La place de la femme dans le processus de développement d’une nation n’est plus chose à dire. Au Bénin, elles sont nombreuses qui, depuis quelques années exercent dans les mêmes conditions que les hommes pour l’essor de l’économie quel que soit leur secteur. C’est le cas de la cheffe de la cellule genre et développement du ministère de l’Energie, avec rang de Directrice technique, Anne-Marie Gnancadja Bonou. A travers cette interview, elle nous permet une incursion dans sa vie, son travail et les réalités de son quotidien.
Lire ci-dessous, l’intégralité de ladite interview.
L’économiste du Bénin : Comment pouvez-vous présenter votre travail ?
Anne-Marie Gnancadja Bonou : Mon travail consiste à veiller et assurer l’intégration du genre dans les actions, activités, projets et programmes du secteur de l’énergie au Bénin en vue de la réduction des inégalités sociales dans l’accès à l’énergie et aux services. De même, je suis appelée à veiller à la prise en compte de la dimension ou de l’approche genre de façon transversale aux niveaux institutionnel, programmatique et partenarial.
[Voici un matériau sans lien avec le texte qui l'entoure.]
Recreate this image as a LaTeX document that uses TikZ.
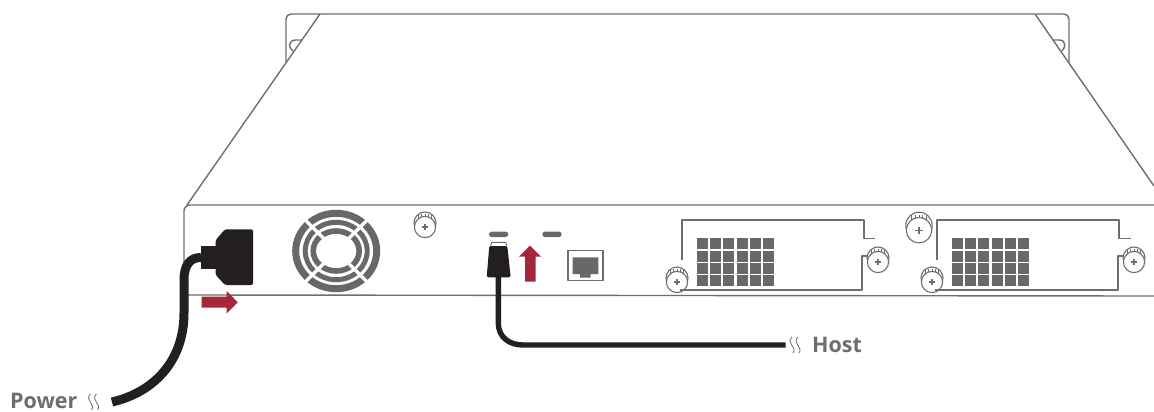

Donnez-nous un bref aperçu de votre cursus scolaire jusqu’à l’université.
Je suis titulaire du CEFEB, du BEPC et CAP/EB, d’un baccalauréat G1, d’une maîtrise en Sociologie-Anthropologie, d’un Diplôme d’Etudes Supérieure et Spécialisée en Gestion des Projets et Développement Local (DESS GPDL) et d’un Diplôme d’expert en Genre et Développement : Institut des Hautes Etudes Internationales et du Développement (Genève, Suisse)
Pourquoi avoir choisi de faire carrière dans les métiers liés à l’énergie solaire/énergie ?
J’ai commencé ma carrière professionnelle au ministère de l’Energie. Et je m’y plais bien vu la diversité de ce secteur.
Qu’est-ce qui vous a motivé à avancer malgré tous les préjugés auxquels font face les femmes dans la société béninoise ?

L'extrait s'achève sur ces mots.